What's exciting is that this isn't just academic. When institutions can see six, twelve, eighteen months ahead - not predicting specific events but understanding structural trajectories - they can make fundamentally different decisions. Braver decisions. More humane ones.

Watching this new form of intelligence emerge feels like standing at a threshold. We're right at the beginning of something that could genuinely change how power operates, how resources flow, and how decisions get made. That's rare.

You're organising a gathering to discuss new approaches to the transition to a sustainable future. What does it look like, what would it focus on, and who would be around the table?
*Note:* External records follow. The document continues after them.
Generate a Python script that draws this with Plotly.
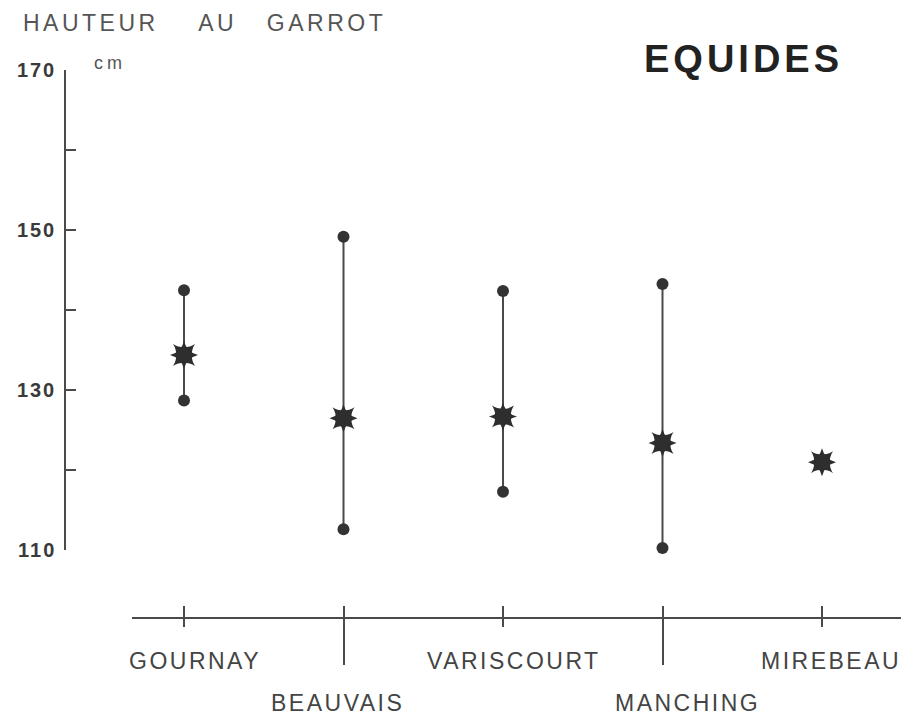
import plotly.graph_objects as go

# ---- data ----
categories = ["GOURNAY", "BEAUVAIS", "VARISCOURT", "MANCHING", "MIREBEAU"]
max_vals = [142.5, 149.2, 142.4, 143.3, None]
mean_vals = [134.4, 126.5, 126.7, 123.4, 121.0]
min_vals = [128.7, 112.6, 117.3, 110.25, None]
y_tickvals = [110, 120, 130, 140, 150, 160, 170]
y_ticklabels = ["110", "", "130", "", "150", "", "170"]
long_tick_cats = [1, 3]
y_title_words = ["HAUTEUR", "AU", "GARROT"]
unit = "cm"
title = "EQUIDES"

W, H = 909, 716
# empirical calibration of the rendered page (target pixel -> layout paper)
def px_x(p):
    return (p - 8) / W
def px_y(p):
    return 1 - ((p - 17.5) / 0.97) / H

FONT = "Liberation Sans, Arial, Helvetica, sans-serif"
INK = "#3a3a3a"
LINE = "#4a4a4a"

def spaced(t, s):
    if not t:
        return t
    return '<span style="letter-spacing:%spx">%s</span>' % (s, t)

xs = list(range(len(categories)))
step = (822 - 184) / 4
x_range = [(132 - 184) / step, (902 - 184) / step]
x_domain = [px_x(132), px_x(902)]
x_pos = px_y(617)

fig = go.Figure()

err_plus = [(mx - m) if mx is not None else 0 for mx, m in zip(max_vals, mean_vals)]
err_minus = [(m - mn) if mn is not None else 0 for mn, m in zip(min_vals, mean_vals)]

fig.add_trace(go.Scatter(
    x=xs, y=mean_vals, mode="markers",
    marker=dict(size=1, color="rgba(0,0,0,0)"),
    error_y=dict(type="data", symmetric=False, array=err_plus, arrayminus=err_minus,
                 width=0, thickness=2, color=LINE),
    showlegend=False, hoverinfo="skip", cliponaxis=False,
))

ex = [i for i, v in enumerate(max_vals) if v is not None] + [i for i, v in enumerate(min_vals) if v is not None]
ey = [v for v in max_vals if v is not None] + [v for v in min_vals if v is not None]
fig.add_trace(go.Scatter(
    x=ex, y=ey, mode="markers",
    marker=dict(symbol="circle", size=12, color="#333333"),
    showlegend=False, cliponaxis=False,
))

for sym in ["star-square", "star-diamond"]:
    fig.add_trace(go.Scatter(
        x=xs, y=mean_vals, mode="markers",
        marker=dict(symbol=sym, size=20, color="#2e2e2e", line=dict(width=0)),
        showlegend=False, cliponaxis=False,
    ))

for ax in ["x2", "x3"]:
    fig.add_trace(go.Scatter(x=[xs[0], xs[-1]], y=[140, 140], xaxis=ax, yaxis="y",
                             mode="markers", marker=dict(opacity=0),
                             showlegend=False, hoverinfo="skip"))

common_x = dict(domain=x_domain, range=x_range, anchor="free", position=x_pos,
                showgrid=False, zeroline=False, showticklabels=False,
                tickvals=xs, tickcolor=LINE, tickwidth=1.5, fixedrange=True)

fig.update_layout(
    width=W, height=H,
    margin=dict(l=0, r=0, t=0, b=0),
    paper_bgcolor="white", plot_bgcolor="white",
    font=dict(family=FONT, color=INK),
    xaxis=dict(**common_x, showline=True, linecolor=LINE, linewidth=1.5,
               ticks="outside", ticklen=8),
    xaxis2=dict(**common_x, overlaying="x", showline=False,
                ticks="inside", ticklen=12),
    xaxis3=dict(**{**common_x, "tickvals": long_tick_cats}, overlaying="x",
                showline=False, ticks="outside", ticklen=46),
    yaxis=dict(domain=[px_y(549), px_y(69)], range=[110, 170],
               anchor="free", position=px_x(65),
               showline=True, linecolor=LINE, linewidth=1.5,
               showgrid=False, zeroline=False,
               tickvals=y_tickvals, ticktext=[spaced(t, 2) for t in y_ticklabels],
               ticks="inside", ticklen=10, tickwidth=1.5, tickcolor=LINE,
               ticklabelstandoff=4,
               tickfont=dict(size=20, color="#3a3a3a", family=FONT, weight="bold"),
               fixedrange=True),
)

sp = "\u00a0"
y_title = y_title_words[0] + sp * 4 + y_title_words[1] + sp * 3 + y_title_words[2]
annotations = [
    dict(text=spaced(y_title, 3.5), xref="paper", yref="paper", x=px_x(21), y=px_y(22),
         xanchor="left", yanchor="middle", showarrow=False,
         font=dict(size=23, color="#555555", family=FONT)),
    dict(text=spaced(unit, 4), xref="paper", yref="paper", x=px_x(92), y=px_y(62),
         xanchor="left", yanchor="middle", showarrow=False,
         font=dict(size=18, color="#555555", family=FONT)),
    dict(text=spaced(title, 4), xref="paper", yref="paper", x=px_x(642), y=px_y(58),
         xanchor="left", yanchor="middle", showarrow=False,
         font=dict(size=38, color="#222222", family=FONT, weight="bold")),
]
label_rows = [660, 702, 660, 702, 660]
label_shift = [11, -6, 11, 25, 9]
for i, name in enumerate(categories):
    annotations.append(dict(
        text=spaced(name, 2.5), xref="x", yref="paper", x=xs[i], y=px_y(label_rows[i]),
        xshift=label_shift[i], xanchor="center", yanchor="middle", showarrow=False,
        font=dict(size=23, color="#444444", family=FONT)))
fig.update_layout(annotations=annotations)

fig.write_html("out.html")
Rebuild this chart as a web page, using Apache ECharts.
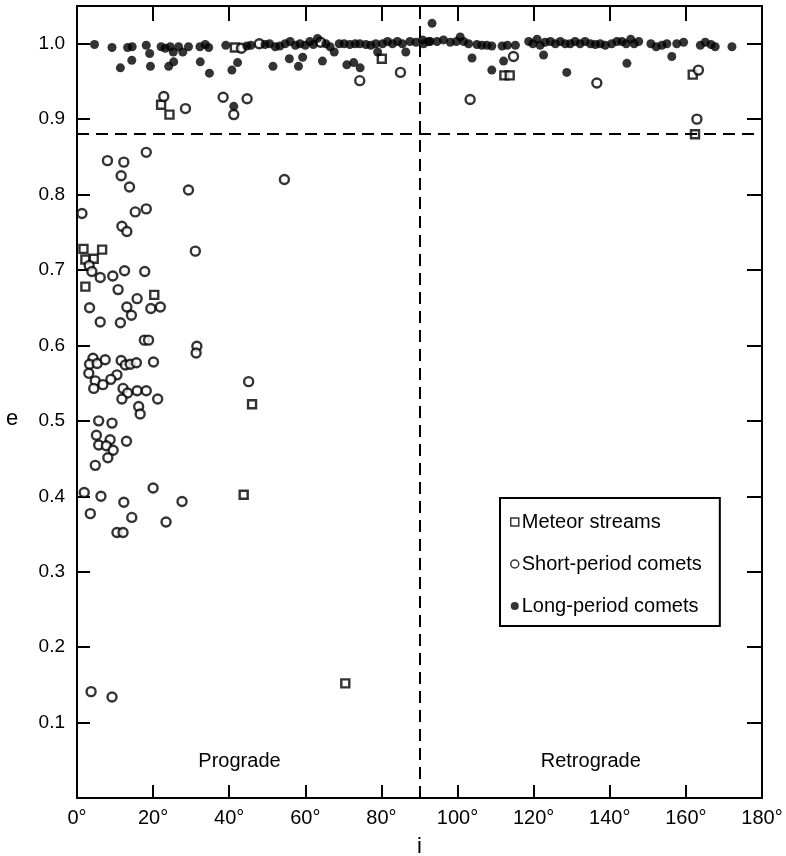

Definitely not a summit. An evening gathering. Off-the-record, candlelit, unbranded. Around the table: diplomats, activists, financiers, artists, and people who've actually survived collapse. The kind of room where a UN negotiator sits next to someone who lived through Zimbabwe's hyperinflation, where a climate finance expert is across from an artist who's been documenting displacement for twenty years.

We'd talk about what most conferences tactically avoid - who really owns the land beneath "green" projects, whose data is training the models, whose debt is funding the transition. What does "just" actually mean when the people making decisions about justice are rarely the ones who'll live with the consequences? What are we willing to let break in order to build something new?

The goal wouldn't be consensus or performative optimism. It would be courage. To name what we usually edit out. To sit with the discomfort of realizing how much we don't actually want to change, even as we advocate for transformation. To decide what we're genuinely willing to sacrifice - not in abstract terms, but specifically. Your convenience? Your position? Your certainty?

The kind of conversation that changes you, not just informs you. Where you leave different than when you arrived. Those are rare. And desperately needed.